Costa di meno della manutenzione e dei servizi aeroportuali di handling. E vale la metà del costo per passeggero di Easyjet, un terzo di Norwegian airlines, per non parlare dei vettori di bandiera. Espresso in valori assoluti ecco che il costo del lavoro in Ryanair vale solo 633 milioni di euro, meno del 10% dei ricavi totali che nel 2017 hanno superato 6,6 miliardi.
Costi così bassi sul fatturato li trovi nell'industria manifatturiera matura, li trovi in certo terziario o quaternario avanzato, li trovi forse nelle start up tecnologiche. Non li trovi da nessuna parte nel comparto aereo. Nè nei rivali low cost, nè tantomeno nei giganti di bandiera. È uno delle architravi del successo di Ryanair.

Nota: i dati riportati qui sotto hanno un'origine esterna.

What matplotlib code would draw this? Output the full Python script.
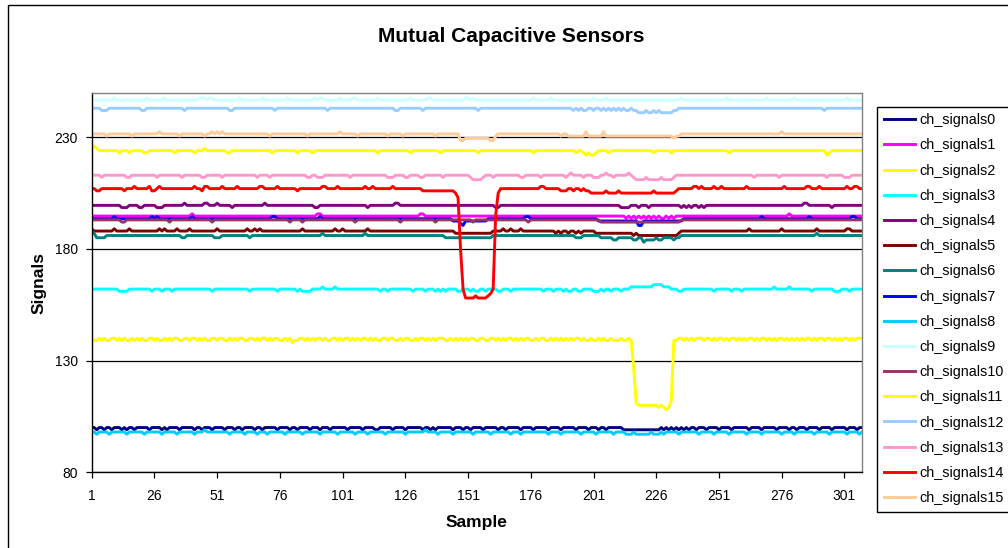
import numpy as np
import matplotlib
matplotlib.use("Agg")
import matplotlib.pyplot as plt
from matplotlib.patches import Rectangle

plt.rcParams['font.family'] = ['Liberation Sans', 'DejaVu Sans']


def levels(base, code):
    """Decode a per-sample code string: digit '5' is the base level,
    each digit above/below shifts the reading by one count."""
    digits = code.replace(" ", "")
    return [base + int(c) - 5 for c in digits]


N_SAMPLES = 308
samples = np.arange(1, N_SAMPLES + 1)
xtick_values = list(range(1, N_SAMPLES + 1, 25))
ytick_values = [80, 130, 180, 230]

ch_signals0 = levels(100, (
    "5545545545 5545455455 5554555545 4555545555 5455455545 "
    "5554555455 4555545545 5555455554 5545555455 5455545555 "
    "5545555545 5554455555 4555545555 5545545455 5555455545 "
    "5455554555 5545545555 5455554555 5545555455 5554555545 "
    "5545545555 5544444444 4444444545 4545454545 5455545555 "
    "4555545555 5545555455 5554555545 5455545555 4555545555 "
    "54555455"))

ch_signals1 = levels(194.7, (
    "5555555555 5555555555 5555555555 5555555555 6555555555 "
    "5555555555 5555555555 5555555555 5555555555 6655555555 "
    "5555555555 5555555555 5555555555 5665555555 5555555555 "
    "5555555555 5555555555 5555555555 5555555555 5555555555 "
    "5555555555 5554545454 5454545445 4545555555 5555555555 "
    "5555555555 5555555555 5555555565 5555555555 5555555555 "
    "55555555"))

ch_signals2 = levels(224, (
    "6765555555 5455545555 5445555555 5554555555 5455565555 "
    "5555445555 5555555555 5545555555 5545555545 5555555555 "
    "5555555555 5555455555 5555555455 5555555554 5555555555 "
    "5555455555 5555555555 5555554555 5555555555 5554554343 "
    "3455554555 5555555555 5555455555 5455555555 5555555555 "
    "5555455555 5555555555 5555555555 5555555555 5553455555 "
    "55555555"))

ch_signals3 = levels(162, (
    "5555555555 5444455555 5555455545 5545555555 5555555545 "
    "5555555555 5554555555 5555455555 5545444455 5565555655 "
    "5555555555 5555545545 5555555545 5554555454 5455554455 "
    "5454455455 5544555455 5555555555 4555455545 4455445555 "
    "4445455455 5455566666 6666777766 6555445555 5555555545 "
    "5555545554 5555555555 5565555565 5555555455 5555554445 "
    "55455555"))

ch_signals4 = levels(199.5, (
    "5555555555 5544455554 4555554445 5555555655 5555566555 "
    "6555554555 5555555556 5555555555 5555555554 4555555555 "
    "5555555555 4555555555 5665555555 5555555555 5555555555 "
    "5555555555 5445555555 5555555555 5555555555 5555555555 "
    "5555555555 5444455545 5545555555 5555545454 5545455555 "
    "5555555555 5555555555 5555555555 5555665555 5555545555 "
    "55555555"))

ch_signals5 = levels(188, (
    "6555555556 5555565555 5555555656 5555655556 5555555555 "
    "6555555555 5565565655 5555555555 5555655555 5555555655 "
    "6555555555 6555555555 5555555555 5555555555 5555544444 "
    "4444444444 5555655655 5655555555 5555545455 4554545555 "
    "5444444444 4444443433 3333333333 3333455555 5555555555 "
    "5555555555 5565555555 5555565555 5555555556 5555555555 "
    "56655555"))

ch_signals6 = levels(186, (
    "7644445555 5555555555 5555555555 5555554455 5555555554 "
    "4455555555 5554555555 5555555555 5555555555 5565555555 "
    "5555555556 5555555555 5555555555 5555555555 5444444444 "
    "4444444444 5555555555 5555555555 5555555555 5554445555 "
    "5554444433 4444443344 2333343344 4434455555 5555555555 "
    "5555555555 5555555555 5555555555 5555555556 5555555555 "
    "55555555"))

ch_signals7 = levels(193.5, (
    "5555555556 5555555555 5555656555 5555555555 6555555555 "
    "5555555555 5555555555 5566555555 5555555555 5655555555 "
    "5555555555 5555555555 5555555555 5555555555 5555444324 "
    "4444444455 5555555555 5556655555 5555555555 5555555555 "
    "5544444444 4444444422 4444444444 4444445555 5555555555 "
    "5555555555 5555555655 5555555555 5555556555 5555555555 "
    "55566555"))

ch_signals8 = levels(98, (
    "5545555455 5555455555 5455555545 5555455555 5455565555 "
    "5555545555 5455554555 4555555455 5555455555 5455555545 "
    "5555545555 4555555455 5555545555 5556555545 5555455555 "
    "5545555554 5555555455 5455555555 5545555455 5555545555 "
    "5455555545 5554445444 4445444545 5555455555 5545555545 "
    "5555455555 5455555455 5555545555 4555555545 5555455555 "
    "54555545"))

ch_signals9 = levels(246.6, (
    "5555555556 5555555555 5565555556 5555555555 5556665665 "
    "5555555556 5555555565 5555555565 5555555556 5665555556 "
    "5555665555 5555655555 5555555655 5555665555 5555555556 "
    "6565555555 5555555555 5555556555 5556555555 5555555555 "
    "6555565555 5555555555 5555555555 5555565555 5555555555 "
    "5556555555 5555555556 5555555555 6555555555 5555555555 "
    "56555555"))

ch_signals10 = levels(193, (
    "5555555555 5544555555 5555555555 5455555555 5555555545 "
    "5555555555 5555555555 5555555554 5555455555 5555555555 "
    "5555545555 5555555555 5554555555 5555555455 5555555555 "
    "5545555555 5555555555 5555455555 5555555555 5555555555 "
    "5554444444 4444444444 4444444444 4444455555 5555555555 "
    "5555555555 5555555555 5555555555 5555555555 5555555555 "
    "55555555"))

# ch_signals11: touch on this channel around samples 217-232
ch11_before = levels(140, (
    "5445454455 4545445454 5445545445 4545544554 5545454455 "
    "4554454545 5445545455 4545544545 3445545454 5545445545 "
    "4554545455 4545445545 5445455445 4554545455 5445454545 "
    "4554455445 5454545545 4545544545 5445454545 4545545445 "
    "4454544544 454454"))
ch11_touch = [127, 111, 110, 110, 110, 110, 110, 110,
              110, 110, 109, 110, 109, 108, 109, 112]
ch11_after = levels(140, (
    "4455454545 5545545455 4545545454 5545455454 5455454545 "
    "4545545455 4554545455 454555"))
ch_signals11 = ch11_before + ch11_touch + ch11_after

ch_signals12 = levels(243, (
    "5555444555 5555555555 4455555555 5555555455 5555555555 "
    "5555544555 5555555555 5554555555 5555555555 5555455555 "
    "5555555555 5555555555 5445555555 5545555555 5555555555 "
    "5555455555 5555555555 5555555555 5555555555 5545454455 "
    "4554545454 5454454433 3433434333 3344555555 5555555555 "
    "5555555555 5555555555 5555555555 5555555555 5545555555 "
    "55555555"))

ch_signals13 = levels(213, (
    "5555455555 5555445555 5555554555 5555554555 5555445555 "
    "5545555555 5555554555 5455555555 5555554455 4445555555 "
    "5554555555 5555555544 4555544555 5445555555 4555555555 "
    "5433334555 4555555555 5445555554 5555555554 5655554555 "
    "4445565545 5555654333 3433333433 3345555555 5555555555 "
    "5555555555 5555455555 5555455555 5555555555 5554555555 "
    "44455555"))

# ch_signals14: touch on this channel around samples 147-162
ch14_before = levels(207, (
    "5544555555 5554555655 5556445655 5555555555 5655466555 "
    "5565555565 5555555665 5555655555 5545555555 5566555565 "
    "5555555556 5565555555 6555555555 5544444444 44444"))
ch14_touch = [205, 203, 180, 162, 158, 158, 158, 158, 159,
              158, 158, 158, 158, 159, 160, 162, 195, 205]
ch14_after = levels(207, (
    "5555555555 5555556655 5555444554 5545443333 3343333433 "
    "3333333333 3433333333 4555555665 6555565565 5555555565 "
    "5555555555 5556555555 5566555655 5555555565 56655"))
ch_signals14 = ch14_before + ch14_touch + ch14_after

ch_signals15 = levels(231.5, (
    "5555554555 5555554555 5555555655 5555545555 5555545565 "
    "6565555555 5555555555 5455555555 5555554555 5555555556 "
    "5555554555 5555555545 5555455555 5555555455 5555555223 "
    "3333333332 2455555555 5555555555 5555555455 4444444644 "
    "4444644444 4444444444 4444444444 4434455555 5555555555 "
    "5555555555 5555555555 5555565555 5555555555 5555555555 "
    "55555555"))

series_names = [f"ch_signals{i}" for i in range(16)]
series_values = [ch_signals0, ch_signals1, ch_signals2, ch_signals3,
                 ch_signals4, ch_signals5, ch_signals6, ch_signals7,
                 ch_signals8, ch_signals9, ch_signals10, ch_signals11,
                 ch_signals12, ch_signals13, ch_signals14, ch_signals15]
series_colors = ["#000080", "#FF00FF", "#FFFF00", "#00FFFF",
                 "#800080", "#800000", "#008080", "#0000FF",
                 "#00CCFF", "#CCFFFF", "#993366", "#FFFF00",
                 "#99CCFF", "#FF99CC", "#FF0000", "#FFCC99"]

for name, vals in zip(series_names, series_values):
    assert len(vals) == N_SAMPLES, (name, len(vals))

W, H = 1008, 548
fig = plt.figure(figsize=(W / 100, H / 100), dpi=100)

# chart-area frame
fig.patches.append(Rectangle((8 / W, -0.5), 2.0, 1 - 5 / H + 0.5,
                             transform=fig.transFigure, fill=False,
                             ec="black", lw=1.0))

left, right, top, bottom = 91.7, 862.0, 92.6, 472.2
ax = fig.add_axes([left / W, 1 - bottom / H,
                   (right - left) / W, (bottom - top) / H])

for name, vals, color in zip(series_names, series_values, series_colors):
    ax.plot(samples, vals, color=color, lw=2.1, label=name)

ax.set_xlim(1, N_SAMPLES)
ax.set_ylim(80, 250)
ax.set_xticks(xtick_values)
ax.set_xticklabels([str(v) for v in xtick_values])
ax.set_yticks(ytick_values)
ax.yaxis.grid(True, color="black", lw=0.9)
ax.set_axisbelow(True)
ax.tick_params(direction="out", length=4, width=0.9, labelsize=10,
               colors="black")
ax.tick_params(axis="y", pad=6)
ax.tick_params(axis="x", pad=8)
for side in ("top", "right"):
    ax.spines[side].set_color("#808080")
    ax.spines[side].set_linewidth(1.0)
for side in ("left", "bottom"):
    ax.spines[side].set_color("black")
    ax.spines[side].set_linewidth(1.0)

leg = ax.legend(loc="upper left", bbox_to_anchor=(877 / W, 1 - 106.7 / H),
                bbox_transform=fig.transFigure, fontsize=10.4,
                frameon=True, fancybox=False, edgecolor="black",
                framealpha=1, borderpad=0.45, labelspacing=0.775,
                handlelength=2.15, handletextpad=0.35, borderaxespad=0)
leg.get_frame().set_linewidth(1.0)

fig.text(511.5 / W, 1 - 36 / H, "Mutual Capacitive Sensors",
         ha="center", va="center", fontsize=15, fontweight="bold")
fig.text(476 / W, 1 - 523 / H, "Sample", ha="center", va="center",
         fontsize=12.5, fontweight="bold")
fig.text(39 / W, 1 - 282.5 / H, "Signals", ha="center", va="center",
         rotation=90, fontsize=12.5, fontweight="bold")

fig.savefig("out.png", dpi=100)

Un miracolo di profittabilità che non ha pari nel settore, distanziando anche il rivale più prossimo che è Easyjet. Ovvio che se sei in grado di limare il più possibile i tuoi fattori di costo, puoi giocarti la carta del low fare. Le tariffe così concorrenziali che ti fanno magari perdere ricavi unitari ma che attirano sempre più volumi di passeggeri.

Ryanair fa volare infatti 120 milioni di passeggeri l'anno, sei volte più di Alitalia, e quel trend di continua espansione dei clienti consente a quel genio di O'Leary di giocarsi la carta dei continui ribassi di tariffa.

Sbaragliare la concorrenza... ma a che prezzo?
Un gioco che mette fuori rotta la concorrenza che non può contare su tanta e tale (bassa) incidenza dei costi. Letta così quel capolavoro della lunga galoppata dei profitti della compagnia irlandese ha sempre meno l'aria di un successo estemporaneo. Oggi si guarda al bilancio appena approvato come a un'annata d'oro contrapposta ad esempio alle difficoltà che sta incontrando Easyjet. Ma non c'è niente di episodico nella cavalcata trionfale di Ryanair. La profittabilità netta è ormai al 20%. Ogni 100 euro di ricavi, 20 si trasformano in utili netti. Nessun competitor vanta questo primato. Primato che però viene da lontano. E non ha eguali. Già nel 2010 la redditività operativa del vettore irlandese viaggiava ben sopra il 10%. Ora è arrivata a superare ampiamente il 20%.
Certo una mano l'ha data il continuo incremento dei ricavi andati di fatto al raddoppio negli ultimi sei anni. Ryanair fatturava 3 miliardi nel 2010 oggi è a 6,6 miliardi. Una corsa esplosiva di crescita. Nuove rotte, nuovi passeggeri anno su anno. Ma con la forza lavoro rimasta inadeguata a sorreggere i nuovi volumi e le nuove rotte. Quella corda è stata tirata per troppo tempo e ora si è irrimediabilmente rotta con ricadute pesanti per il futuro sulla creatura di O'Leary.